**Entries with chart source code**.
######
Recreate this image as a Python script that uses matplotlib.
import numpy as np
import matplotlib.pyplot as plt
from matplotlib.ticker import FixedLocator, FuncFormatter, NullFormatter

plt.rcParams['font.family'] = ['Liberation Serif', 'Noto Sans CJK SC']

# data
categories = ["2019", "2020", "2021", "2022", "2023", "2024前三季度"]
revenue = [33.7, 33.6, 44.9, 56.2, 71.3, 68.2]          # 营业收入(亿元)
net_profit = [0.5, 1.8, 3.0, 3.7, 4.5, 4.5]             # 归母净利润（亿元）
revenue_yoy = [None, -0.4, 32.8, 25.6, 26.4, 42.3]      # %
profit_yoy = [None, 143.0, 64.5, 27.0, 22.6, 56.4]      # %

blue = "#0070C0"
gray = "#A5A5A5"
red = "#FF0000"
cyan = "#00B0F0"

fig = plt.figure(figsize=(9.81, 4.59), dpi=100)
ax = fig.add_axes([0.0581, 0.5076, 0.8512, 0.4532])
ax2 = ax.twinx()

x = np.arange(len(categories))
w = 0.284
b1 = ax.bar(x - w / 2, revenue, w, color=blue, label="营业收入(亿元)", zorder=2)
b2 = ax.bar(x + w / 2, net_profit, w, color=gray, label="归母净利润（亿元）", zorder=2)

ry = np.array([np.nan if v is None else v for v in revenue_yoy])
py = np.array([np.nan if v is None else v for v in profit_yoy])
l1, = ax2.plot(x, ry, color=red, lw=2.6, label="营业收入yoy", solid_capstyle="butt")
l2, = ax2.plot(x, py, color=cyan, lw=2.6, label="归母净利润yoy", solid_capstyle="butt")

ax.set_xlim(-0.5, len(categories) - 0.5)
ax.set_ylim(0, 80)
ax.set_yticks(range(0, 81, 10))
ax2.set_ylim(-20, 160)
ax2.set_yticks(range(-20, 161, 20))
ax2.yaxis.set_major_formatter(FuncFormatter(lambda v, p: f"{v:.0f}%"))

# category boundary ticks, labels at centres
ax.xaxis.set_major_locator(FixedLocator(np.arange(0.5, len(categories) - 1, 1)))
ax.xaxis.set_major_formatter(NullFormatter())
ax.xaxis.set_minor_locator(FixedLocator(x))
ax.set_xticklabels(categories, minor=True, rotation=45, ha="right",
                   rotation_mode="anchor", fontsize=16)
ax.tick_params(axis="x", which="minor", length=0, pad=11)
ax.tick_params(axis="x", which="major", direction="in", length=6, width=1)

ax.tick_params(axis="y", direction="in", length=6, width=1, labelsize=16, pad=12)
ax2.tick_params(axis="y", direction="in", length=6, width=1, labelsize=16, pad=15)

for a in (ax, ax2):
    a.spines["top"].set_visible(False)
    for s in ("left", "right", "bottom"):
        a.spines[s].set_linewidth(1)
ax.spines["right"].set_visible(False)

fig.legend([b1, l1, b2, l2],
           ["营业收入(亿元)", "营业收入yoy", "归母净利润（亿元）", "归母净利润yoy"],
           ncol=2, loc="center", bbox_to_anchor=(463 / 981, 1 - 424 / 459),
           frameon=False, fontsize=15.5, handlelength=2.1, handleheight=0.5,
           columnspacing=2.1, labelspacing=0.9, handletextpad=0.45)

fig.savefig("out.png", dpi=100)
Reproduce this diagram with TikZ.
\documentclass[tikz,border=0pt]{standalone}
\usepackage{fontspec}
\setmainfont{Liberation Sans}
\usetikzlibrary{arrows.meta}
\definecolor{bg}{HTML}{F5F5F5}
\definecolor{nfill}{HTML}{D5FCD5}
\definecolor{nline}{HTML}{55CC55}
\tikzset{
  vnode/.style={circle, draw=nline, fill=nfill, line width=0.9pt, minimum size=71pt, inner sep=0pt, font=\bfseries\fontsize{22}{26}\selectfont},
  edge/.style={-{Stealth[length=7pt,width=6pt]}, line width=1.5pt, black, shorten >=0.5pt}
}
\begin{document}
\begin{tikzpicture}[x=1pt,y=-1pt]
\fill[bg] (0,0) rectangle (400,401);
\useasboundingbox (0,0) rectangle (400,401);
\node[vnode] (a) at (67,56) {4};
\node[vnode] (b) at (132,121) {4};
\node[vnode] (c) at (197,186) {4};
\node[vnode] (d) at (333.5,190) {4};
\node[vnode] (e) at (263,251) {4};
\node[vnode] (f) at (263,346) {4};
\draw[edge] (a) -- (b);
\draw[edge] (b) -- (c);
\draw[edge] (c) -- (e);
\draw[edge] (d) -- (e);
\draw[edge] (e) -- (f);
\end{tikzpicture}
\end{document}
######
**Your instructions**.
Return only the lines spanning from the first line of the material through the line with "profit_yoy = [None, 143.0, 64.5, 27.0, 22.6, 56.4]", copied exactly, both ends kept.

**Response below**.
Recreate this image as a Python script that uses matplotlib.
import numpy as np
import matplotlib.pyplot as plt
from matplotlib.ticker import FixedLocator, FuncFormatter, NullFormatter

plt.rcParams['font.family'] = ['Liberation Serif', 'Noto Sans CJK SC']

# data
categories = ["2019", "2020", "2021", "2022", "2023", "2024前三季度"]
revenue = [33.7, 33.6, 44.9, 56.2, 71.3, 68.2]          # 营业收入(亿元)
net_profit = [0.5, 1.8, 3.0, 3.7, 4.5, 4.5]             # 归母净利润（亿元）
revenue_yoy = [None, -0.4, 32.8, 25.6, 26.4, 42.3]      # %
profit_yoy = [None, 143.0, 64.5, 27.0, 22.6, 56.4]      # %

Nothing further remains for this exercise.